As for data, the consumer-price index has rose 2.8% in the past 12 months, up from 2.5% in April and was the highest level since the start of 2012. The yearly increase in the core rate moved up to 2.2%.  

FOMC preview:

While the market expects a 25bp rise or for the Fed to hold, leaving room for hikes later in the year, Valera Bednarik, chief analyst at FXStreet argued, what would be tradable, and could have the “surprise factor” is the accompanying statement:

“The wording in the document is what will let investors know what the future may bring and a reason to rush into pricing it in.

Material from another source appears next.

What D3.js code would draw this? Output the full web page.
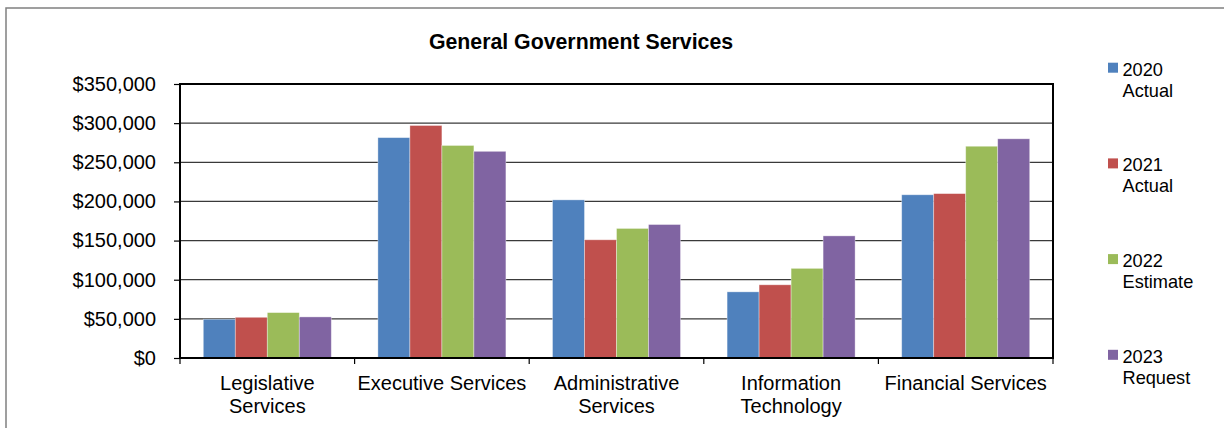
<!DOCTYPE html>
<html>
<head>
<meta charset="utf-8">
<script src="https://cdn.jsdelivr.net/npm/d3@7"></script>
<style>
  html, body { margin: 0; padding: 0; background: #fff; }
  svg { display: block; font-family: "Liberation Sans", Arial, sans-serif; }
</style>
</head>
<body>
<svg id="chart" width="1224" height="428"></svg>
<script>
// Departments along the x axis (each may wrap to two lines)
const categories = [
  ["Legislative", "Services"],
  ["Executive Services"],
  ["Administrative", "Services"],
  ["Information", "Technology"],
  ["Financial Services"]
];
const categoryKeys = categories.map(c => c.join(" "));

// Budget series
const seriesNames = [["2020", "Actual"], ["2021", "Actual"], ["2022", "Estimate"], ["2023", "Request"]];
const seriesColors = ["#4F81BD", "#C0504D", "#9BBB59", "#8064A2"];

const values2020 = [49500, 281500, 202000, 84500, 208500];
const values2021 = [52000, 297000, 151000, 93500, 210000];
const values2022 = [58000, 271500, 165500, 114500, 270500];
const values2023 = [52500, 264000, 170500, 156000, 280000];
const seriesValues = [values2020, values2021, values2022, values2023];

const yTicks = [0, 50000, 100000, 150000, 200000, 250000, 300000, 350000];

const svg = d3.select("#chart");

// Outer chart frame
svg.append("rect")
  .attr("x", 6).attr("y", 8)
  .attr("width", 1240).attr("height", 440)
  .attr("fill", "#fff")
  .attr("stroke", "#808080")
  .attr("stroke-width", 1.5);

const plot = { left: 180, top: 84, right: 1053, bottom: 358 };

const x = d3.scaleBand()
  .domain(categoryKeys)
  .range([plot.left, plot.right])
  .paddingInner(0).paddingOuter(0);

const xInner = d3.scaleBand()
  .domain(d3.range(seriesNames.length))
  .range([0, x.bandwidth()])
  .paddingInner(0)
  .paddingOuter(0.728);

const y = d3.scaleLinear()
  .domain([0, 350000])
  .range([plot.bottom, plot.top]);

// Title
svg.append("text")
  .attr("x", 581).attr("y", 49)
  .attr("text-anchor", "middle")
  .attr("font-size", 21.3)
  .attr("font-weight", "bold")
  .attr("fill", "#000")
  .text("General Government Services");

// Horizontal gridlines
svg.append("g")
  .selectAll("line")
  .data(yTicks.slice(1))
  .join("line")
  .attr("x1", plot.left).attr("x2", plot.right)
  .attr("y1", d => y(d)).attr("y2", d => y(d))
  .attr("stroke", "#3a3a3a")
  .attr("stroke-width", 1.2);

// Bars
const groups = svg.append("g")
  .selectAll("g")
  .data(seriesValues)
  .join("g")
  .attr("fill", (d, i) => seriesColors[i]);

groups.each(function(vals, si) {
  d3.select(this).selectAll("rect")
    .data(vals)
    .join("rect")
    .attr("x", (v, ci) => x(categoryKeys[ci]) + xInner(si))
    .attr("width", xInner.bandwidth())
    .attr("y", v => y(v))
    .attr("height", v => y(0) - y(v))
    .attr("stroke", "rgba(255,255,255,0.45)")
    .attr("stroke-width", 0.8);
});

// Y axis
const yAxis = d3.axisLeft(y)
  .tickValues(yTicks)
  .tickSize(6)
  .tickPadding(18)
  .tickFormat(d => "$" + d3.format(",")(d));

const yg = svg.append("g")
  .attr("transform", `translate(${plot.left},0)`)
  .call(yAxis);
yg.select(".domain").remove();
yg.selectAll(".tick line").attr("stroke", "#000").attr("stroke-width", 1.2);
yg.selectAll(".tick text")
  .attr("font-size", 20)
  .attr("font-family", "Liberation Sans, Arial, sans-serif")
  .attr("fill", "#000");

// X axis ticks at category boundaries
const boundaries = categoryKeys.map(k => x(k)).concat([plot.right]);
svg.append("g")
  .selectAll("line")
  .data(boundaries)
  .join("line")
  .attr("x1", d => d).attr("x2", d => d)
  .attr("y1", plot.bottom).attr("y2", plot.bottom + 6)
  .attr("stroke", "#000")
  .attr("stroke-width", 1.2);

// Category labels
const xLabels = svg.append("g")
  .selectAll("text")
  .data(categories)
  .join("text")
  .attr("text-anchor", "middle")
  .attr("font-size", 20)
  .attr("fill", "#000")
  .attr("transform", (d, i) => `translate(${x(categoryKeys[i]) + x.bandwidth() / 2},390)`);
xLabels.selectAll("tspan")
  .data(d => d)
  .join("tspan")
  .attr("x", 0)
  .attr("dy", (d, i) => i === 0 ? 0 : 23)
  .text(d => d);

// Plot area border
svg.append("rect")
  .attr("x", plot.left).attr("y", plot.top)
  .attr("width", plot.right - plot.left)
  .attr("height", plot.bottom - plot.top)
  .attr("fill", "none")
  .attr("stroke", "#000")
  .attr("stroke-width", 2);

// Legend
const legend = svg.append("g")
  .selectAll("g")
  .data(seriesNames)
  .join("g")
  .attr("transform", (d, i) => `translate(1108,${75.7 + i * 95.7})`);
legend.append("rect")
  .attr("x", 0).attr("y", -13)
  .attr("width", 10).attr("height", 10)
  .attr("fill", (d, i) => seriesColors[i]);
const legendText = legend.append("text")
  .attr("font-size", 18.2)
  .attr("fill", "#000");
legendText.selectAll("tspan")
  .data(d => d)
  .join("tspan")
  .attr("x", 14.5)
  .attr("dy", (d, i) => i === 0 ? 0 : 21)
  .text(d => d);
</script>
</body>
</html>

What the market is actually expecting right now, is the dot plot to remain at three hikes for the year, while no clear picture will likely emerge for future years.”

Gold levels

Gold remains in a sideways range and directionless, (leaning slightly bearish on positive moves in the dollar), while submerged by neutral  MAs and flat RSI longer term.  The 100-W SMA is a key downside target at $1,277.   While, on the flipside,  $1,324 remains key upside target on a breakout of the consolidating around the $1,300 handle and holding above the previous weekly low down at $1,282. Bulls need to get back above the 21-D SMA at 1296 again for eyes to turn towards 200-D SMA, 1307, ahead of the 100-D SMA, (1324), that guard a reversal to the key 1360 level.